La cinémathèque de Toulouse (Haute-Garonne) accueille 40 films réalisés entre 1960 et 1980 incarnant la mémoire cinématographique palestinienne. Numérisés, ces courts et moyens métrages ont été diffusés au cours d'un festival et continuent de circuler.
"Des scènes de la vie quotidienne, des entraînements militaires, un camp de réfugiés au Liban en 1976... 40 films réalisés entre 1960 et 1980 incarnant la mémoire cinématographique palestinienne ont trouvé un refuge provisoire à la cinémathèque de Toulouse", relatent nos confrères de l'AFP.
Ces courts et moyens métrages au grain fatigué et au format 16 et 30 mm ont été numérisés puis diffusés au cours de la 10e édition du festival Ciné Palestine en mars dernier dont la bande-annonce est visible sur Youtube. Ils ont pu être reconstitués au terme d'un parcours chaotique et des remous de l'histoire.

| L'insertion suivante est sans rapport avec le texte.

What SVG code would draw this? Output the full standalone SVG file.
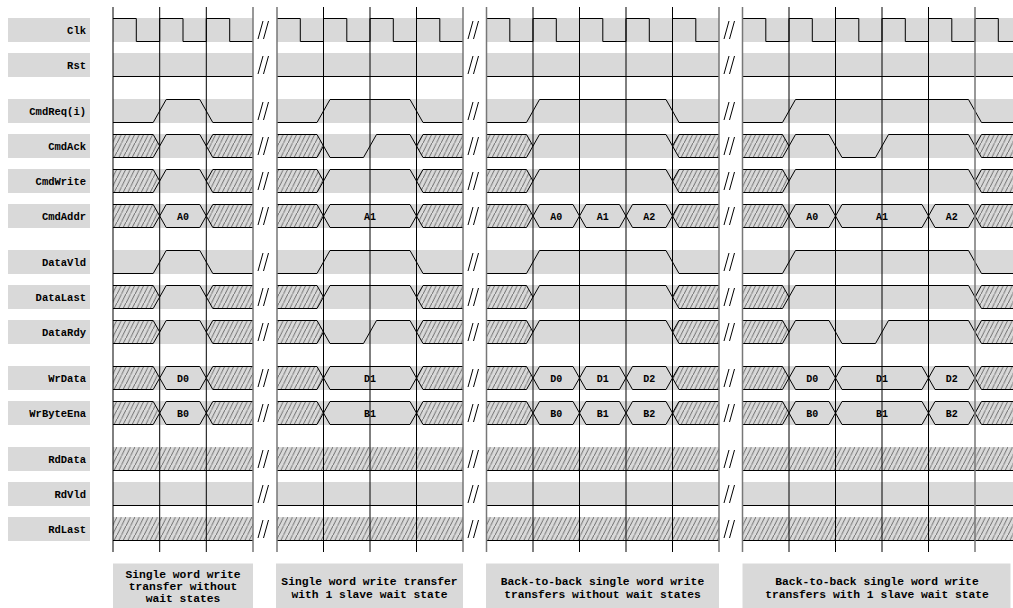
<svg xmlns="http://www.w3.org/2000/svg" xmlns:xlink="http://www.w3.org/1999/xlink" width="1013" height="608" viewBox="0 0 1013 608">
<style>
.band{fill:#d9d9d9}
.x{fill:url(#hatch)}
.w{fill:none;stroke:#000;stroke-width:1}
.hex{fill:#d9d9d9;stroke:#000;stroke-width:1}
.lbl{font-family:"Liberation Mono","DejaVu Sans Mono",monospace;font-weight:bold;font-size:10.5px;text-anchor:end;fill:#000}
.val{font-family:"Liberation Mono","DejaVu Sans Mono",monospace;font-weight:bold;font-size:10px;text-anchor:middle;fill:#000}
.cap{font-family:"Liberation Mono","DejaVu Sans Mono",monospace;font-weight:bold;font-size:11.3px;text-anchor:middle;fill:#000}
.grid{stroke:#000;stroke-width:1}
.brkl{stroke:#777;stroke-width:1.5}
.sl{stroke:#000;stroke-width:1}
</style>
<defs>
<pattern id="hatch" patternUnits="userSpaceOnUse" width="4.5" height="9">
<rect width="4.5" height="9" fill="#d9d9d9"/>
<path d="M-1,11 L5.5,-2" stroke="#444" stroke-width="0.75"/>
</pattern>
<g id="bands">
<rect class="band" x="8" y="0" width="82" height="24"/>
<rect class="band" x="113" y="0" width="140" height="24"/>
<rect class="band" x="277" y="0" width="186" height="24"/>
<rect class="band" x="486.5" y="0" width="232.5" height="24"/>
<rect class="band" x="742.5" y="0" width="270.5" height="24"/>
</g>
<g id="slashes">
<path class="sl" d="M258,21 L263,3 M263.5,21 L268.5,3 M468,21 L473,3 M473.5,21 L478.5,3 M724,21 L729,3 M729.5,21 L734.5,3"/>
</g>
<g id="xr">
<polygon class="x" points="113,0.5 153.2,0.5 159.7,12 153.2,23.5 113,23.5"/>
<polygon class="x" points="206.3,12 212.8,0.5 253,0.5 253,23.5 212.8,23.5"/>
<polygon class="x" points="277,0.5 317,0.5 323.5,12 317,23.5 277,23.5"/>
<polygon class="x" points="416.5,12 423,0.5 463,0.5 463,23.5 423,23.5"/>
<polygon class="x" points="486.5,0.5 526.5,0.5 533,12 526.5,23.5 486.5,23.5"/>
<polygon class="x" points="672.5,12 679,0.5 719,0.5 719,23.5 679,23.5"/>
<polygon class="x" points="742.5,0.5 782.5,0.5 789,12 782.5,23.5 742.5,23.5"/>
<polygon class="x" points="975,12 981.5,0.5 1013,0.5 1013,23.5 981.5,23.5"/>
<path class="w" d="M113,0.5 H153.2 L159.7,12 L153.2,23.5 H113 M253,0.5 H212.8 L206.3,12 L212.8,23.5 H253 M277,0.5 H317 L323.5,12 L317,23.5 H277 M463,0.5 H423 L416.5,12 L423,23.5 H463 M486.5,0.5 H526.5 L533,12 L526.5,23.5 H486.5 M719,0.5 H679 L672.5,12 L679,23.5 H719 M742.5,0.5 H782.5 L789,12 L782.5,23.5 H742.5 M1013,0.5 H981.5 L975,12 L981.5,23.5 H1013"/>
</g>
<g id="hexes">
<polygon class="hex" points="159.7,12 166.2,0.5 199.8,0.5 206.3,12 199.8,23.5 166.2,23.5"/>
<polygon class="hex" points="323.5,12 330,0.5 410,0.5 416.5,12 410,23.5 330,23.5"/>
<polygon class="hex" points="533,12 539.5,0.5 573,0.5 579.5,12 573,23.5 539.5,23.5"/>
<polygon class="hex" points="579.5,12 586,0.5 619.5,0.5 626,12 619.5,23.5 586,23.5"/>
<polygon class="hex" points="626,12 632.5,0.5 666,0.5 672.5,12 666,23.5 632.5,23.5"/>
<polygon class="hex" points="789,12 795.5,0.5 829,0.5 835.5,12 829,23.5 795.5,23.5"/>
<polygon class="hex" points="835.5,12 842,0.5 922,0.5 928.5,12 922,23.5 842,23.5"/>
<polygon class="hex" points="928.5,12 935,0.5 968.5,0.5 975,12 968.5,23.5 935,23.5"/>
</g>
<path id="req" class="w" d="M113,23.5 H153.2 L166.2,0.5 H199.8 L212.8,23.5 H253 M277,23.5 H317 L330,0.5 H410 L423,23.5 H463 M486.5,23.5 H526.5 L539.5,0.5 H666 L679,23.5 H719 M742.5,23.5 H782.5 L795.5,0.5 H968.5 L981.5,23.5 H1013"/>
<path id="ack" class="w" d="M159.7,12 L166.2,0.5 H199.8 L206.3,12 M323.5,12 L330,23.5 H363.5 L376.5,0.5 H410 L416.5,12 M533,12 L539.5,0.5 H666 L672.5,12 M789,12 L795.5,0.5 H829 L842,23.5 H875.5 L888.5,0.5 H968.5 L975,12"/>
<path id="wr" class="w" d="M159.7,12 L166.2,0.5 H199.8 L206.3,12 M323.5,12 L330,0.5 H410 L416.5,12 M533,12 L539.5,0.5 H666 L672.5,12 M789,12 L795.5,0.5 H968.5 L975,12"/>
<path id="low" class="w" d="M113,23.5 H253 M277,23.5 H463 M486.5,23.5 H719 M742.5,23.5 H1013"/>
<g id="xfull">
<rect class="x" x="113" y="0" width="140" height="24"/>
<rect class="x" x="277" y="0" width="186" height="24"/>
<rect class="x" x="486.5" y="0" width="232.5" height="24"/>
<rect class="x" x="742.5" y="0" width="270.5" height="24"/>
<use xlink:href="#low"/>
</g>
</defs>

<g id="sig-clk" transform="translate(0,18)">
<use xlink:href="#bands"/><use xlink:href="#slashes"/>
<path class="w" d="M113,0.5 H136.3 V23.5 H159.7 V0.5 H183 V23.5 H206.3 V0.5 H229.7 V23.5 H253 M277,0.5 H300.3 V23.5 H323.5 V0.5 H346.8 V23.5 H370 V0.5 H393.3 V23.5 H416.5 V0.5 H439.8 V23.5 H463 M486.5,0.5 H509.8 V23.5 H533 V0.5 H556.3 V23.5 H579.5 V0.5 H602.8 V23.5 H626 V0.5 H649.3 V23.5 H672.5 V0.5 H695.8 V23.5 H719 M742.5,0.5 H765.8 V23.5 H789 V0.5 H812.3 V23.5 H835.5 V0.5 H858.8 V23.5 H882 V0.5 H905.3 V23.5 H928.5 V0.5 H951.8 V23.5 H975 V0.5 H998.3 V23.5 H1013"/>
<text class="lbl" x="86" y="15.5">Clk</text>
</g>
<g id="sig-rst" transform="translate(0,53)">
<use xlink:href="#bands"/><use xlink:href="#slashes"/><use xlink:href="#low"/>
<text class="lbl" x="86" y="15.5">Rst</text>
</g>
<g id="sig-cmdreq" transform="translate(0,99)">
<use xlink:href="#bands"/><use xlink:href="#slashes"/><use xlink:href="#req"/>
<text class="lbl" x="86" y="15.5">CmdReq(i)</text>
</g>
<g id="sig-cmdack" transform="translate(0,134)">
<use xlink:href="#bands"/><use xlink:href="#slashes"/><use xlink:href="#xr"/><use xlink:href="#ack"/>
<text class="lbl" x="86" y="15.5">CmdAck</text>
</g>
<g id="sig-cmdwrite" transform="translate(0,169)">
<use xlink:href="#bands"/><use xlink:href="#slashes"/><use xlink:href="#xr"/><use xlink:href="#wr"/>
<text class="lbl" x="86" y="15.5">CmdWrite</text>
</g>
<g id="sig-cmdaddr" transform="translate(0,204)">
<use xlink:href="#bands"/><use xlink:href="#slashes"/><use xlink:href="#xr"/><use xlink:href="#hexes"/>
<text class="lbl" x="86" y="15.5">CmdAddr</text>
<text class="val" x="183" y="15.5">A0</text>
<text class="val" x="370" y="15.5">A1</text>
<text class="val" x="556.3" y="15.5">A0</text>
<text class="val" x="602.8" y="15.5">A1</text>
<text class="val" x="649.3" y="15.5">A2</text>
<text class="val" x="812.3" y="15.5">A0</text>
<text class="val" x="882" y="15.5">A1</text>
<text class="val" x="951.8" y="15.5">A2</text>
</g>
<g id="sig-datavld" transform="translate(0,250)">
<use xlink:href="#bands"/><use xlink:href="#slashes"/><use xlink:href="#req"/>
<text class="lbl" x="86" y="15.5">DataVld</text>
</g>
<g id="sig-datalast" transform="translate(0,285)">
<use xlink:href="#bands"/><use xlink:href="#slashes"/><use xlink:href="#xr"/><use xlink:href="#wr"/>
<text class="lbl" x="86" y="15.5">DataLast</text>
</g>
<g id="sig-datardy" transform="translate(0,320)">
<use xlink:href="#bands"/><use xlink:href="#slashes"/><use xlink:href="#xr"/><use xlink:href="#ack"/>
<text class="lbl" x="86" y="15.5">DataRdy</text>
</g>
<g id="sig-wrdata" transform="translate(0,366)">
<use xlink:href="#bands"/><use xlink:href="#slashes"/><use xlink:href="#xr"/><use xlink:href="#hexes"/>
<text class="lbl" x="86" y="15.5">WrData</text>
<text class="val" x="183" y="15.5">D0</text>
<text class="val" x="370" y="15.5">D1</text>
<text class="val" x="556.3" y="15.5">D0</text>
<text class="val" x="602.8" y="15.5">D1</text>
<text class="val" x="649.3" y="15.5">D2</text>
<text class="val" x="812.3" y="15.5">D0</text>
<text class="val" x="882" y="15.5">D1</text>
<text class="val" x="951.8" y="15.5">D2</text>
</g>
<g id="sig-wrbyteena" transform="translate(0,401)">
<use xlink:href="#bands"/><use xlink:href="#slashes"/><use xlink:href="#xr"/><use xlink:href="#hexes"/>
<text class="lbl" x="86" y="15.5">WrByteEna</text>
<text class="val" x="183" y="15.5">B0</text>
<text class="val" x="370" y="15.5">B1</text>
<text class="val" x="556.3" y="15.5">B0</text>
<text class="val" x="602.8" y="15.5">B1</text>
<text class="val" x="649.3" y="15.5">B2</text>
<text class="val" x="812.3" y="15.5">B0</text>
<text class="val" x="882" y="15.5">B1</text>
<text class="val" x="951.8" y="15.5">B2</text>
</g>
<g id="sig-rddata" transform="translate(0,447)">
<use xlink:href="#bands"/><use xlink:href="#slashes"/><use xlink:href="#xfull"/>
<text class="lbl" x="86" y="15.5">RdData</text>
</g>
<g id="sig-rdvld" transform="translate(0,482)">
<use xlink:href="#bands"/><use xlink:href="#slashes"/><use xlink:href="#low"/>
<text class="lbl" x="86" y="15.5">RdVld</text>
</g>
<g id="sig-rdlast" transform="translate(0,517)">
<use xlink:href="#bands"/><use xlink:href="#slashes"/><use xlink:href="#xfull"/>
<text class="lbl" x="86" y="15.5">RdLast</text>
</g>

<g id="grid">
<path class="grid" d="M113,7 V552 M159.7,7 V552 M206.3,7 V552 M323.5,7 V552 M370,7 V552 M416.5,7 V552 M533,7 V552 M579.5,7 V552 M626,7 V552 M672.5,7 V552 M789,7 V552 M835.5,7 V552 M882,7 V552 M928.5,7 V552"/>
<path class="brkl" d="M253,7 V552 M277,7 V552 M463,7 V552 M486.5,7 V552 M719,7 V552 M742.5,7 V552 M975,7 V552"/>
</g>

<g id="captions">
<rect class="band" x="113" y="563.5" width="140" height="44.5"/>
<text class="cap" x="183" y="577.5">Single word write</text>
<text class="cap" x="183" y="589.5">transfer without</text>
<text class="cap" x="183" y="601.5">wait states</text>
<rect class="band" x="276" y="563.5" width="187" height="44.5"/>
<text class="cap" x="369.5" y="585">Single word write transfer</text>
<text class="cap" x="369.5" y="598">with 1 slave wait state</text>
<rect class="band" x="486" y="563.5" width="233" height="44.5"/>
<text class="cap" x="602.5" y="585">Back-to-back single word write</text>
<text class="cap" x="602.5" y="598">transfers without wait states</text>
<rect class="band" x="742.5" y="563.5" width="268" height="44.5"/>
<text class="cap" x="877" y="585">Back-to-back single word write</text>
<text class="cap" x="877" y="598">transfers with 1 slave wait state</text>
</g>
</svg>
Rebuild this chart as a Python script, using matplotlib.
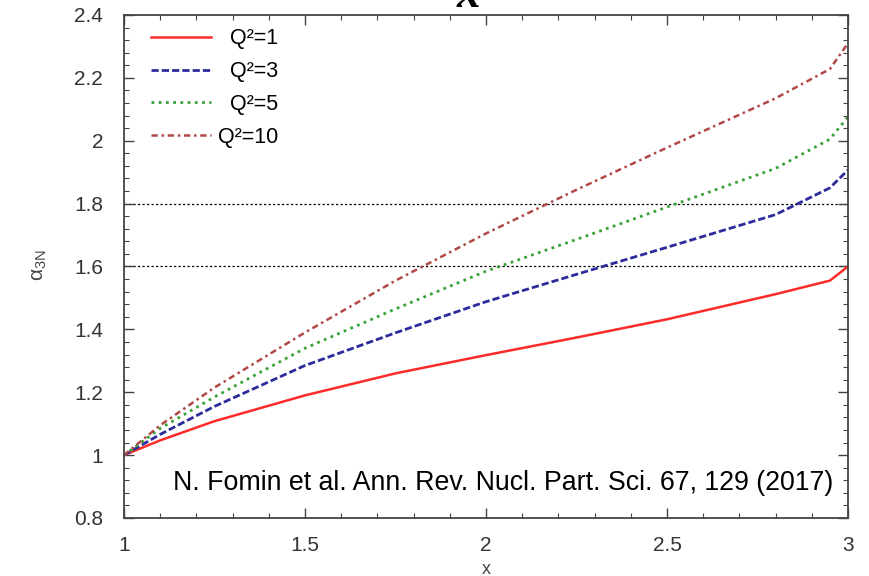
import matplotlib
matplotlib.use('Agg')
import matplotlib.pyplot as plt
import matplotlib.ticker as mtick

plt.rcParams['font.family'] = ['Liberation Sans', 'DejaVu Sans']
plt.rcParams['mathtext.fontset'] = 'custom'
plt.rcParams['mathtext.rm'] = 'Liberation Sans'
plt.rcParams['mathtext.it'] = 'Liberation Sans:italic'

# alpha_3N vs x for several Q^2 values
x = [1.0, 1.1, 1.25, 1.5, 1.75, 2.0, 2.25, 2.5, 2.8, 2.95, 3.0]
a_q1 = [1.0, 1.047, 1.108, 1.19, 1.26, 1.318, 1.374, 1.432, 1.512, 1.555, 1.6]
a_q3 = [1.0, 1.066, 1.155, 1.285, 1.389, 1.488, 1.575, 1.661, 1.765, 1.85, 1.907]
a_q5 = [1.0, 1.085, 1.185, 1.34, 1.465, 1.585, 1.686, 1.789, 1.912, 2.005, 2.076]
a_q10 = [1.0, 1.095, 1.215, 1.39, 1.555, 1.705, 1.844, 1.978, 2.135, 2.228, 2.31]
labels = ['\u2007Q\u00b2=1', '\u2007Q\u00b2=3', '\u2007Q\u00b2=5', 'Q\u00b2=10']
ref_levels = [1.6, 1.8]

fig = plt.figure(figsize=(8.69, 5.76), dpi=100)
ax = fig.add_axes([0.1427, 0.1007, 0.8331, 0.8733])

for yl in ref_levels:
    ax.axhline(yl, color='black', lw=0.9, ls=(0, (1.8, 1.8)), zorder=1)

l1, = ax.plot(x, a_q1, color='#ff2a2a', lw=1.8, ls='-')
l2, = ax.plot(x, a_q3, color='#2b2b9c', lw=2.0, ls=(0, (2.6, 1.1)))
l3, = ax.plot(x, a_q5, color='#38a238', lw=2.0, ls=(0, (1, 1.6)))
l4, = ax.plot(x, a_q10, color='#b04848', lw=1.8, ls=(0, (2.5, 1.5, 1, 1.5)))

ax.set_xlim(1, 3)
ax.set_ylim(0.8, 2.4)
ax.xaxis.set_major_locator(mtick.MultipleLocator(0.5))
ax.xaxis.set_minor_locator(mtick.MultipleLocator(0.1))
ax.yaxis.set_major_locator(mtick.MultipleLocator(0.2))
ax.yaxis.set_minor_locator(mtick.MultipleLocator(0.04))
ax.xaxis.set_major_formatter(mtick.FuncFormatter(lambda v, p: '%g' % v))
ax.yaxis.set_major_formatter(mtick.FuncFormatter(lambda v, p: '%g' % round(v, 2)))

ax.tick_params(which='both', direction='in', top=True, right=True, colors='#444444',
               labelcolor='#333333', labelsize=15)
ax.tick_params(which='major', length=7, width=1.0)
ax.tick_params(which='minor', length=3.5, width=0.8)
ax.tick_params(axis='x', which='major', pad=13)
ax.tick_params(axis='y', which='major', pad=15)
for s in ax.spines.values():
    s.set_color('#444444')
    s.set_linewidth(1.3)

ax.set_ylabel(r'$\mathrm{\alpha}_{\mathrm{3N}}$', fontsize=15, color='#444444')
ax.yaxis.set_label_coords(-0.104, 0.503)
ax.set_xlabel('x', fontsize=13, color='#444444')
ax.xaxis.set_label_coords(0.5, -0.086)

leg = ax.legend([l1, l2, l3, l4], labels, loc='upper left', frameon=False,
                fontsize=15.5, handlelength=2.8, handletextpad=0.3, labelspacing=0.55,
                bbox_to_anchor=(0.0105, 1.012))

ax.text(0.979, 0.07, 'N. Fomin et al. Ann. Rev. Nucl. Part. Sci. 67, 129 (2017)',
        transform=ax.transAxes, ha='right', va='center', fontsize=19.3, color='black')

fig.text(0.539, 0.988, 'x', fontsize=34, family='Liberation Serif', weight='bold',
         style='italic', ha='center', va='baseline')

fig.savefig('out.png', dpi=100, facecolor='white')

Une vie passée à collecter
Tout commence au début des années 1980. À cette époque, "l'Institut du film palestinien, installé à Beyrouth, où est stockée une centaine de films militants, est bombardé par Israël en pleine guerre du Liban. Sa directrice, Khadijeh Habashneh, fuit le pays et laisse les bobines derrière elle. Depuis, cette femme, également cinéaste et militante féministe, n'a eu de cesse de reconstituer ce fonds". C'est à partir des copies qui ont circulé dans le monde entier que Mme Habashneh a pu mener son travail de reconstruction mémorielle, une œuvre qu'à 79 ans, elle poursuit encore aujourd'hui.
"Dans les années 1960, les Palestiniens ont un besoin vital de documenter la révolution, le quotidien. De laisser des traces. De se créer une mémoire", explique-t-elle par téléphone depuis la Jordanie.
Des bobines très utilisées
"Le cinéma palestinien de l'époque répond à d'autres cinémas, notamment en Amérique latine et en Asie, et à l'idée selon laquelle le cinéma devait accompagner la révolution, avoir une fin politique", explique Hugo Darroman, auteur d'une thèse sur "le cinéma de la révolution palestinienne, 1967-1982".
Ces films, en grande partie produits par l'Organisation de Libération de la Palestine (OLP), marquent "l'investissement d'un proto-Etat dans le cinéma palestinien, qui existait auparavant, mais sous des formes individuelles", précise ce chercheur.
Les morceaux de cette mémoire que Mme Habashneh est tant bien que mal parvenue à rassembler sont issus des bobines projetées au fil du temps par les sympathisants de la cause palestinienne, de Cuba au Vietnam en passant par l'Italie, ou qui étaient conservées dans les bureaux internationaux de l'OLP.
"La caméra pour exister"
Des pellicules qui ont donc "beaucoup tourné et ont été endommagées par l'usage et le temps", souligne Victor Jouanneau, qui, à la cinémathèque de Toulouse, a travaillé à leur numérisation.
"On s'est dit que l'on n'allait pas effacer toutes les traces de leur circulation, qui font partie de leur histoire", dit-il. Selon l'AFP, "l'institution toulousaine, qui dispose des moyens techniques pour scanner les pellicules argentiques - ce qui n'est pas le cas de toutes les cinémathèques - a été séduite lorsqu'en 2018 Mme Habashneh cherchait des partenaires pour conserver les bobines, alors stockées au Caire et dans les locaux de la représentation palestinienne à Amman".
"Ces films documentent la lutte palestinienne. Cela faisait sens de les accueillir à Toulouse car notre cinémathèque dispose historiquement d'un fonds très militant", explique à nos confrères, son directeur, Franck Loiret, en référence notamment aux importantes archives de mai 68 qui y sont conservées."C'est la première fois que le peuple palestinien se filmait lui-même. Le cinéma devient un moyen d'existence, de reconnaissance: on prend la caméra pour exister", ajoute t-il avec enthousiasme.
Numérisés pour circuler à nouveau
Sauvegarde, valorisation et diffusion de ces archives sont les trois missions que s'est fixé la cinémathèque à leur égard. Le grand public a pu les découvrir dans la Ville rose au printemps lors du festival Ciné Palestine. Leur numérisation permet désormais de les faire voyager plus facilement. Elles ont déjà été projetées à Paris, Marseille et Londres, et sont désormais attendues au Maghreb et en Arabie saoudite.
Toulouse n'est en tout cas pour elles qu'une étape, l'idée étant qu'un jour, lorsque la situation le permettra et qu'une institution dédiée pourra les accueillir de manière pérenne, elles reviennent là où pour la plupart, elles ont été tournées : en territoires palestiniens.